Cependant, le taureau traînait toujours le corps privé de sentiment, et incapable de douleur, jusqu'à ce que la corde venant à se rompre, il demeura étendu sur le sable, où on lui donna une sépulture telle que la conjoncture le pouvait permettre. Car le peu de chrétiens qui étaient pour lors à Toulouse n'osant, à cause des païens, rendre ces derniers devoirs à leur évêque, deux femmes, surmontant la faiblesse de leur sexe, et surpassant l'autre par une foi énergique et généreuse, dédaignant, à l'exemple de leur saint pasteur, les tourments auxquels elles s'exposaient ; deux femmes, dis-je, enfermèrent dans un cercueil de bois le corps du bienheureux martyr, et elles le descendirent dans une fosse profonde, songeant moins à lui élever un tombeau, qu'à dérober ses précieuses dépouilles à la haine sacrilège des hommes.
Ce sacré dépôt demeura longtemps inconnu aux hommes sous un simple gazon ; mais il était connu de Dieu, et honoré des anges, jusqu'à ce que saint Hilaire, qui fut assis sur le siège de Toulouse plusieurs années après, ayant fait creuser jusqu'au cercueil, découvrit les restes du martyr. Toutefois, n'osant toucher à ses saintes reliques, il se contenta de les envelopper à la hâte d'une voûte en briques, qu'il eut la précaution de recouvrir de terre, pour ne pas les exposer à la profanation des infidèles, et il éleva sur le tout un petit édifice en charpente. Mais comme dans la suite, plusieurs fidèles eurent la dévotion de se faire enterrer près du corps du saint martyr, ce lieu se remplit de tombeaux ; ce qui fit entreprendre à saint Silvius, successeur de saint Hilaire, le dessein d'une belle et spacieuse basilique, dans la pensée d'y transférer les reliques de saint Saturnin.

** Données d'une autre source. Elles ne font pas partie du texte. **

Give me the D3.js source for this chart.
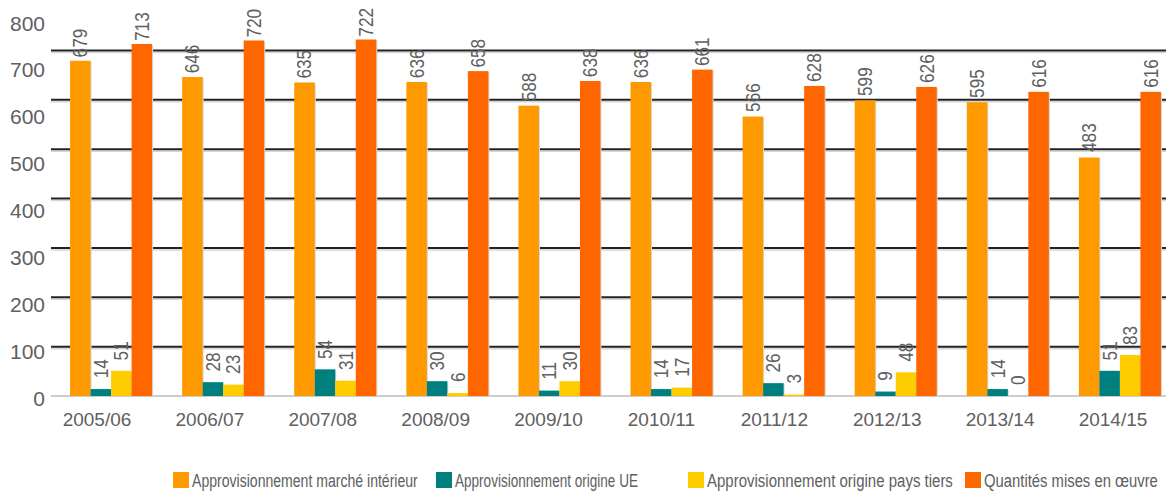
<!DOCTYPE html>
<html>
<head>
<meta charset="utf-8">
<script src="https://cdn.jsdelivr.net/npm/d3@7"></script>
<style>
  html, body { margin: 0; padding: 0; background: #fff; }
  svg { display: block; }
  text { font-family: "Liberation Sans", Arial, sans-serif; fill: #606060; }
</style>
</head>
<body>
<svg id="chart" width="1166" height="492"></svg>
<script>
const categories = ["2005/06","2006/07","2007/08","2008/09","2009/10","2010/11","2011/12","2012/13","2013/14","2014/15"];
const marcheInterieur = [679, 646, 635, 636, 588, 636, 566, 599, 595, 483];
const origineUE       = [14, 28, 54, 30, 11, 14, 26, 9, 14, 51];
const paysTiers       = [51, 23, 31, 6, 30, 17, 3, 48, 0, 83];
const misesEnOeuvre   = [713, 720, 722, 658, 638, 661, 628, 626, 616, 616];
const seriesNames  = ["Approvisionnement marché intérieur","Approvisionnement origine UE","Approvisionnement origine pays tiers","Quantités mises en œuvre"];
const seriesColors = ["#FF9900","#007F7F","#FFCC00","#FF6600"];
const yTicks = [0,100,200,300,400,500,600,700,800];
const gridTicks = [100,200,300,400,500,600,700];

const seriesValues = [marcheInterieur, origineUE, paysTiers, misesEnOeuvre];
const svg = d3.select("#chart");

const y = d3.scaleLinear().domain([0, 800]).range([396, 1]);
const yLab = d3.scaleLinear().domain([0, 800]).range([398, 23]);   // axis text positions
const yVal = d3.scaleLinear().domain([0, 800]).range([385, -1]);   // value label positions

const x0 = d3.scaleBand().domain(categories).range([51, 1180]).paddingInner(0.268).paddingOuter(0.17);
const x1 = d3.scaleBand().domain(d3.range(4)).range([0, x0.bandwidth()]);
const xLab = d3.scalePoint().domain(categories).range([97, 1113]);

// grid lines (shadow + line)
svg.append("g").selectAll("line").data(gridTicks).join("line")
  .attr("x1", 51).attr("x2", 1166)
  .attr("y1", d => y(d) + 2).attr("y2", d => y(d) + 2)
  .attr("stroke", "#d6d6d6").attr("stroke-width", 1.5);
svg.append("g").selectAll("line").data(gridTicks).join("line")
  .attr("x1", 51).attr("x2", 1166)
  .attr("y1", d => y(d)).attr("y2", d => y(d))
  .attr("stroke", "#222").attr("stroke-width", 2);
// zero line
svg.append("line").attr("x1", 51).attr("x2", 1166).attr("y1", y(0)).attr("y2", y(0))
  .attr("stroke", "#999").attr("stroke-width", 1);

// y axis labels
svg.append("g").selectAll("text").data(yTicks).join("text")
  .attr("x", 45).attr("y", d => yLab(d))
  .attr("text-anchor", "end").attr("dominant-baseline", "central")
  .attr("font-size", 21).text(d => d);

// bars
const groups = svg.append("g").selectAll("g").data(categories).join("g")
  .attr("transform", d => `translate(${x0(d)},0)`);

groups.each(function(cat, ci) {
  const g = d3.select(this);
  seriesValues.forEach((vals, si) => {
    const v = vals[ci];
    if (v > 0) {
      g.append("rect")
        .attr("x", x1(si) + 1).attr("y", y(v) + 1)
        .attr("width", x1.bandwidth()).attr("height", y(0) - y(v) - 1)
        .attr("fill", "#d8d8d8");
      g.append("rect")
        .attr("x", x1(si)).attr("y", y(v))
        .attr("width", x1.bandwidth()).attr("height", y(0) - y(v))
        .attr("fill", seriesColors[si]);
    }
    const cx = x1(si) + x1.bandwidth() / 2;
    g.append("text")
      .attr("transform", `translate(${cx + 7},${yVal(v)}) rotate(-90) scale(0.82,1)`)
      .attr("text-anchor", "start")
      .attr("font-size", 21)
      .text(v);
  });
});

// x axis labels
svg.append("g").selectAll("text").data(categories).join("text")
  .attr("x", d => xLab(d)).attr("y", 426)
  .attr("text-anchor", "middle")
  .attr("font-size", 19).text(d => d);

// legend
const legendSquares = [173, 436, 688, 965];
const legendWidths = [226, 183, 246, 174];
const lg = svg.append("g");
seriesNames.forEach((name, i) => {
  lg.append("rect").attr("x", legendSquares[i]).attr("y", 472).attr("width", 16).attr("height", 16)
    .attr("fill", seriesColors[i]);
  const t = lg.append("text").attr("font-size", 19).text(name);
  const w = t.node().getComputedTextLength();
  t.attr("transform", `translate(${legendSquares[i] + 19},487) scale(${legendWidths[i] / w},1)`);
});
</script>
</body>
</html>
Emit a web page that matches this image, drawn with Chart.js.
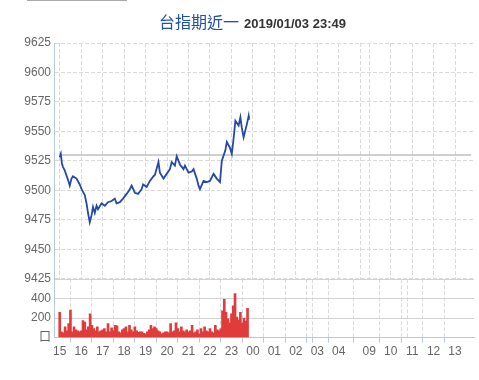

Il commença l'ouvrage, mais la mort l'empêcha de l'achever. Cette gloire était réservée à saint Exupère, qui succéda à saint Silvius. Ce prélat, que son mérite extraordinaire et ses rares vertus égalaient, non seulement à ses prédécesseurs, et à tous les autres prélats de son siècle, mais ne rendaient pas même inférieur au grand Saturnin, mit heureusement la dernière main à ce superbe édifice. Cependant, comme il faisait quelque difficulté d'y transporter le corps du saint évêque, non qu'il manquât de foi, mais par un motif de respect, il fut averti en songe de ne pas différer plus longtemps d'exécuter son premier projet ; qu'au reste les âmes des saints n'appréhendaient point que leur bienheureux repos fût interrompu par la diminution qui pouvait arriver à leurs cendres, ou par quelque mouvement que pût recevoir leur corps : qu'au contraire, ce qui serait avantageux pour la sanctification des fidèles, ne pouvait être que très glorieux aux saints martyrs. Cette vision ayant rassuré saint Exupère, il présenta aussitôt une requête au très-religieux empereur, pour avoir la permission de faire cette translation : ce qu'il obtint sans peine de la piété des princes ; et la cérémonie s'en fit avec une magnificence proportionnée à la gloire dont jouit saint Saturnin, et digne de la piété de saint Exupère.